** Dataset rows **
-- START --
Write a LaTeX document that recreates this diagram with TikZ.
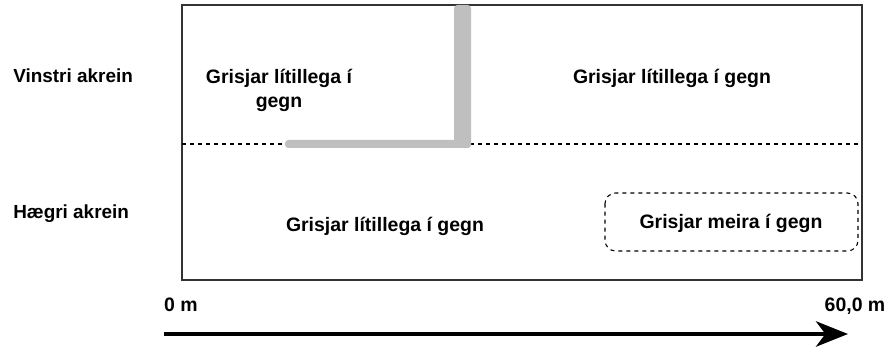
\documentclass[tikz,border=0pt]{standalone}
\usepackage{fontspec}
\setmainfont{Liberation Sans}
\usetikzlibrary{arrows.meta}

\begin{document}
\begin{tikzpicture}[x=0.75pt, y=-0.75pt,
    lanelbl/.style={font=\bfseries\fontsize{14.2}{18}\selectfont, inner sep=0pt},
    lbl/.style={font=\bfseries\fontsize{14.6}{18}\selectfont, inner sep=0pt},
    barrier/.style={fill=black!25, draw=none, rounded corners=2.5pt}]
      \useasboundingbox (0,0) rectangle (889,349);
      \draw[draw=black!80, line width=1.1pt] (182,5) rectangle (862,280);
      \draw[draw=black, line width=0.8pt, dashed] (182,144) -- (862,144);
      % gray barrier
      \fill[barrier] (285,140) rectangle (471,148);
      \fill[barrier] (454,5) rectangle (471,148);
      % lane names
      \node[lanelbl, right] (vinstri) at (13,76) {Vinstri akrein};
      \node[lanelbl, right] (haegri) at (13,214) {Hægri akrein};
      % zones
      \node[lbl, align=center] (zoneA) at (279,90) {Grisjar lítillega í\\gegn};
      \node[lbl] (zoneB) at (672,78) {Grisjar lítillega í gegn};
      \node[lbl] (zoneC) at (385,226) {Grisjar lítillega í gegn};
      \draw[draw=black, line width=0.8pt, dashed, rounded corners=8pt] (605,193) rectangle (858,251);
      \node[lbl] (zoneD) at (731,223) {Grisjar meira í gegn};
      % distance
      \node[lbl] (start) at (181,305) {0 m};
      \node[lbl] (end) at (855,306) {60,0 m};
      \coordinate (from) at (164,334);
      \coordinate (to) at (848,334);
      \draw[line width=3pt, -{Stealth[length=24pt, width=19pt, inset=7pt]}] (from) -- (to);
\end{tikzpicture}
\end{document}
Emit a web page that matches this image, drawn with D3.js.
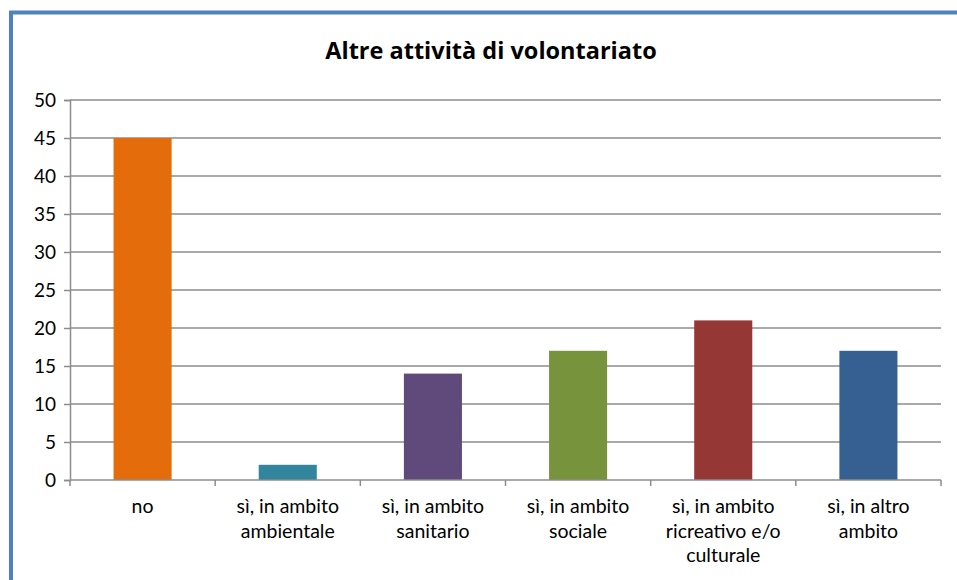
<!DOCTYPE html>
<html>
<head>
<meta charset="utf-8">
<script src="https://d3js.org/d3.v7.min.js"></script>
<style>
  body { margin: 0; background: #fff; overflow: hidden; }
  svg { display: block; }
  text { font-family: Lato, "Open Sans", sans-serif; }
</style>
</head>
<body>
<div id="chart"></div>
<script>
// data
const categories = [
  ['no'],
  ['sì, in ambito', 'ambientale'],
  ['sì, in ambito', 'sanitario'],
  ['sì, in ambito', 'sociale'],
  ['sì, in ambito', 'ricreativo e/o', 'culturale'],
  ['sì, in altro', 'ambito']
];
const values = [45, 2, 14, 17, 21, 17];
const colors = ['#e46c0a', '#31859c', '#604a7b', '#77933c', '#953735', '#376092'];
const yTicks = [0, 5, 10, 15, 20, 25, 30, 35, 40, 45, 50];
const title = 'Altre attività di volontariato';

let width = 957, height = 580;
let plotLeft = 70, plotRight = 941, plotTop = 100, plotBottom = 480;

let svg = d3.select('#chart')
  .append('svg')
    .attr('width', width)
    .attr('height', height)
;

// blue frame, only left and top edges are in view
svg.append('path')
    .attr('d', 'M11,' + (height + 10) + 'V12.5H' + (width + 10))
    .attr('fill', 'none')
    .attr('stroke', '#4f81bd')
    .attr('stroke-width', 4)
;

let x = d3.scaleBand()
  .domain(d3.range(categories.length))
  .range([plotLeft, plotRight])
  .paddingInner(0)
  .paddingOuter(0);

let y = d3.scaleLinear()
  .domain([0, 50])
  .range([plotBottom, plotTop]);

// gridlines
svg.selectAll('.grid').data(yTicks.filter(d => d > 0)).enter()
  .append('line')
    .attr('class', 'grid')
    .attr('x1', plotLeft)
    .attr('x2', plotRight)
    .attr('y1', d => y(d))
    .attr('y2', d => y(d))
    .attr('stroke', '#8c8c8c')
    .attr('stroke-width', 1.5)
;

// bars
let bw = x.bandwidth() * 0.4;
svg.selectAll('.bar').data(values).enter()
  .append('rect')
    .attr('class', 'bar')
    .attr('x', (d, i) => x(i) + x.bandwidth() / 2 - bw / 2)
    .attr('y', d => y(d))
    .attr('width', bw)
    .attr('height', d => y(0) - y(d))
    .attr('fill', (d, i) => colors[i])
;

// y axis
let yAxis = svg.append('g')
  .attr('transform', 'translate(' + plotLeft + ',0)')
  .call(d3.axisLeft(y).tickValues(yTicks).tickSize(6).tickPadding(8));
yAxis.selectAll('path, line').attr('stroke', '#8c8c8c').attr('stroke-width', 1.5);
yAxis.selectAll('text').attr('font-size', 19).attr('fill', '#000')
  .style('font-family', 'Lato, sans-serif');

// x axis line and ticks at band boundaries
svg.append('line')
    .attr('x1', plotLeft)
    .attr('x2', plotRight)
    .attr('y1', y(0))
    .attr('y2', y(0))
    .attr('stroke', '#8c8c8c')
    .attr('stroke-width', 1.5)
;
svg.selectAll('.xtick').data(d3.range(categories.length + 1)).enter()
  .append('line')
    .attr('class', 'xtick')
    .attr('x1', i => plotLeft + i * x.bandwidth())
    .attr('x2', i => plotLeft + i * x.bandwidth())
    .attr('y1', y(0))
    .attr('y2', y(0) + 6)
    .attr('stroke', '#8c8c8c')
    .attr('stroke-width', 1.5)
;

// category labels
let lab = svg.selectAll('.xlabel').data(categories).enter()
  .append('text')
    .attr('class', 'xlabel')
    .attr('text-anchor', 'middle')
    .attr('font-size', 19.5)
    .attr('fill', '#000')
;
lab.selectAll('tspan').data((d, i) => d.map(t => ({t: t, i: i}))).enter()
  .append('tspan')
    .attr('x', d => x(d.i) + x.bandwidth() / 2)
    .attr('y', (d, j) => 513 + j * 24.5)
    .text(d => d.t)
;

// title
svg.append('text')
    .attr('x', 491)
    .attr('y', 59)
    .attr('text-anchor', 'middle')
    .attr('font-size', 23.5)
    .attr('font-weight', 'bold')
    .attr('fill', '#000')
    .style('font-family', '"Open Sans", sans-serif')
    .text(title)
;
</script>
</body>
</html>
-- END --
-- START --
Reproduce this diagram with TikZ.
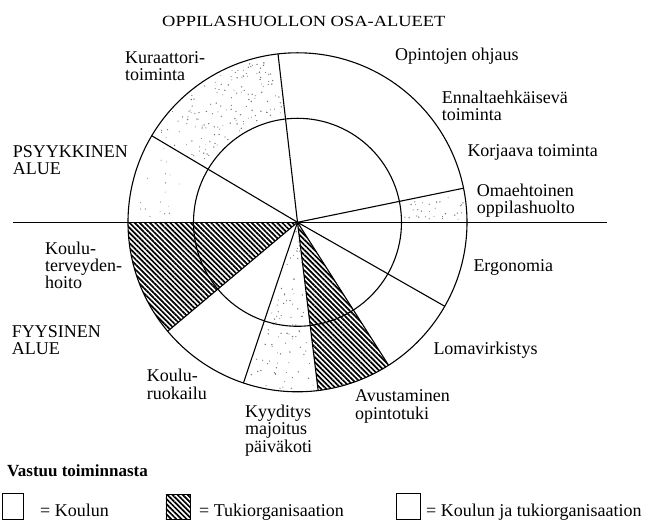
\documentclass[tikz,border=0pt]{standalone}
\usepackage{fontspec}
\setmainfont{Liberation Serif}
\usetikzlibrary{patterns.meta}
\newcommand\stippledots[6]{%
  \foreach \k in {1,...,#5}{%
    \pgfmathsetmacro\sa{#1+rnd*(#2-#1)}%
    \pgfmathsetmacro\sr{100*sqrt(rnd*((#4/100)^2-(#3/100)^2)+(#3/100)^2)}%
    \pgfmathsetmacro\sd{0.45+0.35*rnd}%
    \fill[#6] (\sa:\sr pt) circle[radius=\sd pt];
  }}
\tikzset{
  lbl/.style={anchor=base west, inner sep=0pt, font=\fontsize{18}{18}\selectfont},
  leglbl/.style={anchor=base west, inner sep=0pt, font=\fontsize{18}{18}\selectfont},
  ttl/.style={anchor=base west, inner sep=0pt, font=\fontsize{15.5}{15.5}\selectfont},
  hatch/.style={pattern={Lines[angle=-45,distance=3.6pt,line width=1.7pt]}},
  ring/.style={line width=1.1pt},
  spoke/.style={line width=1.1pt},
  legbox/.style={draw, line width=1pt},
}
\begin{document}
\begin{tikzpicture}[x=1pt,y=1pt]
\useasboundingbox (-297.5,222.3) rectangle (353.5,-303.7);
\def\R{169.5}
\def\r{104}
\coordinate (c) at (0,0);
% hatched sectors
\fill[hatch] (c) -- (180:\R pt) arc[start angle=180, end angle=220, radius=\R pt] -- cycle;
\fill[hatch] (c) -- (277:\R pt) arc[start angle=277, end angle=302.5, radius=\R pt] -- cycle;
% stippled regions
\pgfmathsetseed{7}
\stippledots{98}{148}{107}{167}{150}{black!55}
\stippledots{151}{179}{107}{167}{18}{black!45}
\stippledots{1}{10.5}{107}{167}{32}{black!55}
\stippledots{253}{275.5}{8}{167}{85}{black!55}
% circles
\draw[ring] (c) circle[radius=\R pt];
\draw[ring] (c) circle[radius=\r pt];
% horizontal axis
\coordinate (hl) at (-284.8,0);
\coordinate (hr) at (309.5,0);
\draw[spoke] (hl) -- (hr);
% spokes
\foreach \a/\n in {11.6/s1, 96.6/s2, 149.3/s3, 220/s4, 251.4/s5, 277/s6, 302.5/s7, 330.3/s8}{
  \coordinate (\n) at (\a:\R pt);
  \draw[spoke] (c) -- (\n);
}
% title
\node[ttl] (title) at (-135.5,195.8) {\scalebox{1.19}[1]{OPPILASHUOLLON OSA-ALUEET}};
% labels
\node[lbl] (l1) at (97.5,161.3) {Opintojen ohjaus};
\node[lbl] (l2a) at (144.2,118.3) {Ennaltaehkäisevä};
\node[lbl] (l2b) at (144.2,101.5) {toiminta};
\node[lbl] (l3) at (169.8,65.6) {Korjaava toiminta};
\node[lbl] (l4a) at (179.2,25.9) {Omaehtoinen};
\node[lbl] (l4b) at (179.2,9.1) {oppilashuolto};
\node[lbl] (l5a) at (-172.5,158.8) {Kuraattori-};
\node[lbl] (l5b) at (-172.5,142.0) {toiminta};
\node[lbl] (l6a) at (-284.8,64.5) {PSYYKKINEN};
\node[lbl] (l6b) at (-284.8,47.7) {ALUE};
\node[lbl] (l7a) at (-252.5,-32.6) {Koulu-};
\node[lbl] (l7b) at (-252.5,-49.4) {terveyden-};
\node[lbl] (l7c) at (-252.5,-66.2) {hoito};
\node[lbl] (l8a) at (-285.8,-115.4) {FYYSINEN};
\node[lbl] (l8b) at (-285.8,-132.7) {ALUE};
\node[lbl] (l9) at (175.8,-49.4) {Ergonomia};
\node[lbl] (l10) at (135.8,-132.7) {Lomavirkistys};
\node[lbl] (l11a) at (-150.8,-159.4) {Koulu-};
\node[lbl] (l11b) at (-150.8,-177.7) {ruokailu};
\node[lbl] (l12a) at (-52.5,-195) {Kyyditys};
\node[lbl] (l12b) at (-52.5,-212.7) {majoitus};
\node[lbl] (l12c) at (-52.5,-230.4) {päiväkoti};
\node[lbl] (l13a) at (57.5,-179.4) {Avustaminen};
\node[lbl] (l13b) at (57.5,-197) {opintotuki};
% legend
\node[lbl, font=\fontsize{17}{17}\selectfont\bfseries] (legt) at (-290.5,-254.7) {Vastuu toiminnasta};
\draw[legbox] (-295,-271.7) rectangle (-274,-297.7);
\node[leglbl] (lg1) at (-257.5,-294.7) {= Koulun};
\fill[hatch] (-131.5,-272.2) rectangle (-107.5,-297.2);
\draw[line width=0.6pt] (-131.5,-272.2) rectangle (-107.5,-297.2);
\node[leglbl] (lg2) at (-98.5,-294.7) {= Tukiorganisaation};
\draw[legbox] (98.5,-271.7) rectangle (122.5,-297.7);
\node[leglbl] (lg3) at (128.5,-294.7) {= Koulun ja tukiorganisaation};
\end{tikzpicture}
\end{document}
-- END --
List every line in the records above that contains the word "this".

** PROBLEM SOLUTION **
Write a LaTeX document that recreates this diagram with TikZ.
Emit a web page that matches this image, drawn with D3.js.
Reproduce this diagram with TikZ.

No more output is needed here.